Dai colli dove riposa quieto il Jardim de Morro si può godere una vista magnifica sulla città, mentre il sole affonda dolcemente sul Douro al tramonto. Gian Marco trova un completo sportivo e una palla che gli piacciono. E’ la svolta. Non se ne separerà più fino alla fine del viaggio.







All’imbrunire ci dirigiamo verso Caldelas, un paesino sopra Braga, situato in posizione strategica per visitare i parchi a nord. In paese sembra stia per esordire una festa che però non avrà mai luogo. Sembrano in corso eterni preparativi e messe a punto, forse i paesani si preparano da anni e nel frattempo la popolazione è invecchiata tanto da aver perso la necessaria verve. Nulla accade, almeno per quanto ci è dato vedere. Ceniamo ottimamente presso la Churrasqueira, dove una squadra di camerieri gentilissimi si occupa di noi con cura. Anch’essi sembrano in attesa di qualcosa o sul punto di fare qualcosa, ma qui tutto rimane perfettamente identico a se stesso oggi, domani, e sempre. Forse Caldelas è la fortezza di Buzzati, e a valle dilaga il deserto dei Tartari.
Non mi rendo subito conto della fatica accumulata in giornata, Porto mi è probabilmente fatale e la mattina del giovedì mi risveglio malconcio, ho sintomi influenzali importanti ma non ci faccio caso perché non sono mai stato male in viaggio, eccetto forse quaranta anni fa dopo aver visitato la sommità della Torre Eiffel con la mia famiglia.
Me ne frego, ordino una spremuta d’ibuprofene e andiamo verso il Parco di Peneda Geres, dove scegliamo un bel trekking nel bosco, costeggiamo un lago e saliamo e scendiamo per sentieri non perfettamente segnalati. I parchi non sono ancora organizzati a dovere, in alcuni casi mancano info point che sappiano fornire indicazioni in inglese. Manca un po’ di precisione nelle indicazioni, che risultano spesso sommarie. Manca in particolare uniformità nella comunicazione per quanto riguarda la possibilità di avventurarsi coi bambini in determinati siti, tanto che ti viene voglia di scommettere, ma entro i limiti della ragionevolezza.

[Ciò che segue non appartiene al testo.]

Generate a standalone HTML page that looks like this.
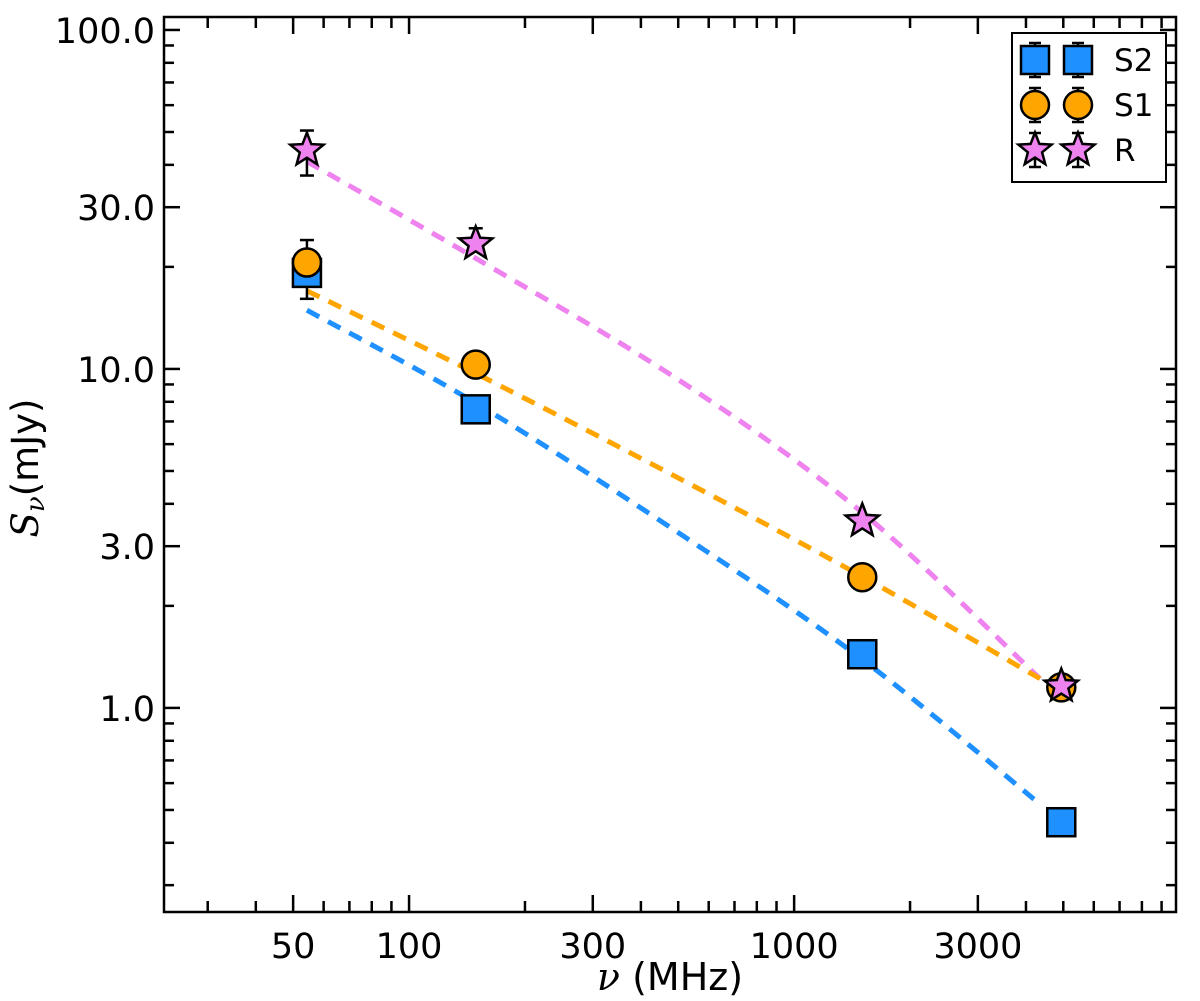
<!DOCTYPE html>
<html><head><meta charset="utf-8"><style>
html,body{margin:0;padding:0;background:#fff;}
svg{display:block;font-family:"DejaVu Sans","Liberation Sans",sans-serif;}
</style></head><body>
<svg id="chart" width="1200" height="1001" viewBox="0 0 1200 1001" xmlns="http://www.w3.org/2000/svg">
<rect x="0" y="0" width="1200" height="1001" fill="#fff"/>
<g id="fits"></g>
<g id="errs"></g>
<g id="marks"></g>
<g id="axes"></g>
<g id="legend"></g>
</svg>
<script>
const freqs = [54.3, 149, 1503, 4940];
const s2Vals = [19.2, 7.6, 1.44, 0.46];
const s1Vals = [20.6, 10.3, 2.43, 1.15];
const rVals = [44.2, 23.4, 3.56, 1.16];
const s1ErrLo = [18.0, 9.6, 2.35, 1.11];
const s1ErrHi = [24.0, 11.0, 2.5, 1.19];
const s2ErrLo = [16.1, 7.2, 1.40, 0.445];
const s2ErrHi = [20.0, 7.9, 1.48, 0.475];
const rErrLo = [37.2, 22.5, 3.45, 1.12];
const rErrHi = [50.5, 26.0, 3.65, 1.2];
const fitFreqs = [54.3, 149, 500, 1503, 4350];
const rFit = [40.9, 21.2, 9.3, 3.77, 1.22];
const s1Fit = [17.0, 9.7, 4.77, 2.44, 1.22];
const s2Fit = [14.9, 7.93, 3.29, 1.39, 0.52];
const xTickVals = [50, 100, 300, 1000, 3000];
const xTickLabels = ["50", "100", "300", "1000", "3000"];
const yTickVals = [1, 3, 10, 30, 100];
const yTickLabels = ["1.0", "3.0", "10.0", "30.0", "100.0"];

const L=164,R=1176,T=17,B=912;
const xMin=23.1,xMax=9810,yMin=0.25,yMax=109.2;
const lg=Math.log10;
function xs(v){return L+(lg(v)-lg(xMin))/(lg(xMax)-lg(xMin))*(R-L);}
function ys(v){return B-(lg(v)-lg(yMin))/(lg(yMax)-lg(yMin))*(B-T);}
const NS="http://www.w3.org/2000/svg";
function mk(tag,attrs,parent){const e=document.createElementNS(NS,tag);for(const k in attrs)e.setAttribute(k,attrs[k]);parent.appendChild(e);return e;}
const gF=document.getElementById('fits'),gE=document.getElementById('errs'),gM=document.getElementById('marks'),gA=document.getElementById('axes'),gL=document.getElementById('legend');

function smoothPath(pts){
  let d="M"+pts[0][0]+","+pts[0][1];
  for(let i=0;i<pts.length-1;i++){
    const p0=pts[Math.max(i-1,0)],p1=pts[i],p2=pts[i+1],p3=pts[Math.min(i+2,pts.length-1)];
    const c1=[p1[0]+(p2[0]-p0[0])/6,p1[1]+(p2[1]-p0[1])/6];
    const c2=[p2[0]-(p3[0]-p1[0])/6,p2[1]-(p3[1]-p1[1])/6];
    d+=" C"+c1[0]+","+c1[1]+" "+c2[0]+","+c2[1]+" "+p2[0]+","+p2[1];
  }
  return d;
}
const fits=[[rFit,'#ee82ee','fit-line-r'],[s1Fit,'#ffa500','fit-line-s1'],[s2Fit,'#1e90ff','fit-line-s2']];
fits.forEach(f=>{
  const pts=fitFreqs.map((fr,i)=>[xs(fr),ys(f[0][i])]);
  const p=mk('path',{d:smoothPath(pts),fill:'none',stroke:f[1],'stroke-width':5,'stroke-dasharray':'14,10'},gF);
  
  
});

function errbar(x,lo,hi,name){
  const g=mk('g',{stroke:'#000','stroke-width':2.5},gE);
  
  
  mk('line',{x1:x,x2:x,y1:ys(lo),y2:ys(hi)},g);
  mk('line',{x1:x-7,x2:x+7,y1:ys(lo),y2:ys(lo)},g);
  mk('line',{x1:x-7,x2:x+7,y1:ys(hi),y2:ys(hi)},g);
}
function square(cx,cy,parent){return mk('rect',{x:cx-14,y:cy-14,width:28,height:28,fill:'#1e90ff',stroke:'#000','stroke-width':2.5},parent);}
function circle(cx,cy,parent){return mk('circle',{cx:cx,cy:cy,r:14,fill:'#ffa500',stroke:'#000','stroke-width':2.5},parent);}
function star(cx,cy,parent){
  let pts=[];for(let i=0;i<10;i++){const r=i%2?7.5:17.5;const a=-Math.PI/2+i*Math.PI/5;pts.push((cx+r*Math.cos(a)).toFixed(1)+","+(cy+r*Math.sin(a)).toFixed(1));}
  return mk('polygon',{points:pts.join(' '),fill:'#ee82ee',stroke:'#000','stroke-width':2.5,'stroke-linejoin':'miter'},parent);
}
freqs.forEach((f,i)=>{
  const x=xs(f);
  errbar(x,s2ErrLo[i],s2ErrHi[i],'error-bar-s2');
  errbar(x,s1ErrLo[i],s1ErrHi[i],'error-bar-s1');
  errbar(x,rErrLo[i],rErrHi[i],'error-bar-r');
});
freqs.forEach((f,i)=>{const e=square(xs(f),ys(s2Vals[i]),gM);
  
  });
freqs.forEach((f,i)=>{const e=circle(xs(f),ys(s1Vals[i]),gM);
  
  });
freqs.forEach((f,i)=>{const e=star(xs(f),ys(rVals[i]),gM);
  
  });

const fr=mk('rect',{x:L,y:T,width:R-L,height:B-T,fill:'none',stroke:'#000','stroke-width':2.5},gA);


function tick(x1,y1,x2,y2){mk('line',{x1:x1,y1:y1,x2:x2,y2:y2,stroke:'#000','stroke-width':2.5},gA);}
for(let d=10;d<=1000;d*=10){for(let m=1;m<=9;m++){const v=d*m;if(v<xMin||v>xMax)continue;
  const major=xTickVals.includes(v);const len=major?17:11;const x=xs(v);
  tick(x,B,x,B-len);tick(x,T,x,T+len);}}
xTickVals.forEach((v,i)=>{const t=mk('text',{x:xs(v),y:B+46,'font-size':35,'text-anchor':'middle',fill:'#000'},gA);t.textContent=xTickLabels[i];
  
  });
for(let d=0.1;d<=100;d*=10){for(let m=1;m<=9;m++){const v=+(d*m).toPrecision(3);if(v<yMin||v>yMax)continue;
  const major=yTickVals.includes(v);const len=major?16:10;const y=ys(v);
  tick(L,y,L+len,y);tick(R,y,R-len,y);}}
yTickVals.forEach((v,i)=>{const t=mk('text',{x:155,y:ys(v)+13,'font-size':35,'text-anchor':'end',fill:'#000'},gA);t.textContent=yTickLabels[i];
  
  });
const xt=mk('text',{x:670,y:990,'font-size':38,'text-anchor':'middle',fill:'#000'},gA);
xt.innerHTML='<tspan font-family="DejaVu Serif" font-style="italic">ν</tspan> (MHz)';


const yt=mk('text',{x:0,y:0,'font-size':37,'text-anchor':'middle',fill:'#000',transform:'translate(38,468) rotate(-90)'},gA);
yt.innerHTML='<tspan font-family="DejaVu Serif" font-style="italic">S</tspan><tspan font-family="DejaVu Serif" font-style="italic" font-size="26" dy="6">ν</tspan><tspan dy="-6">(mJy)</tspan>';



const lb=mk('rect',{x:1012,y:33,width:154,height:149,fill:'#fff',stroke:'#000','stroke-width':2},gL);


const legRows=[['S2',square,60],['S1',circle,105],['R',star,150]];
legRows.forEach(r=>{
  const g=mk('g',{},gL);
  
  
  [1035,1078].forEach(x=>{
    mk('line',{x1:x,x2:x,y1:r[2]-17,y2:r[2]+17,stroke:'#000','stroke-width':2.5},g);
    mk('line',{x1:x-6,x2:x+6,y1:r[2]-17,y2:r[2]-17,stroke:'#000','stroke-width':2.5},g);
    mk('line',{x1:x-6,x2:x+6,y1:r[2]+17,y2:r[2]+17,stroke:'#000','stroke-width':2.5},g);
    r[1](x,r[2],g);
  });
  const t=mk('text',{x:1114,y:r[2]+11,'font-size':31,fill:'#000'},g);t.textContent=r[0];
});
</script>
</body></html>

Tuttavia il potenziale di Peneda Geres ci è parso notevole, grazie alla vegetazione particolare e coloratissima, che mi ha ricordato in senso pittorico la parte canadese del Glacier National Park, in Columbia britannica per la precisione, dove il giallo e il viola illuminavano un paesaggio di dimensioni ben più ampie di questo. Continuiamo a camminare fra boschi e arbusti, sbagliamo sentiero un paio di volte, finchè un giovane nord europeo ci indica la via del ritorno. Sudo freddo ma ho la sensazione di aver smaltito le scorie influenzali. Dopo qualche ora siamo in un chiosco nel verde, dove decidiamo di portare i bambini in una piscina nei paraggi per farli riposare un po’.
Mi addormento avvolto dal mio fedele smanicato North face, probabile attuale simbolo pro tempore della mia individualità tanto sensibile al clima, ma qualcosa non va. Ho la febbre alta (alta per me), scappo in albergo, mi perdo in un delirio d’ombre che mi assalgono, mi difendo goffamente dalle staffilate influenzali con uno scudo di paracetamolo, affronto demoni immaginari e cerco il santo Graal come lo stralunato Parry (Robin Williams) de La leggenda del re pescatore, poi provo a cenare coi miei ma è solo un’allucinazione, anche quella.



La notte è una doccia di sudore e incubi, di lenzuola subacquee che mi avvolgono come viscida poseidonia oceanica, di visioni intermittenti come il sonno, che si interrompe puntualmente ogni ora, nemmeno fossi intrappolato nel loop esistenziale di Strade perdute. Attendo l’alba con ansia.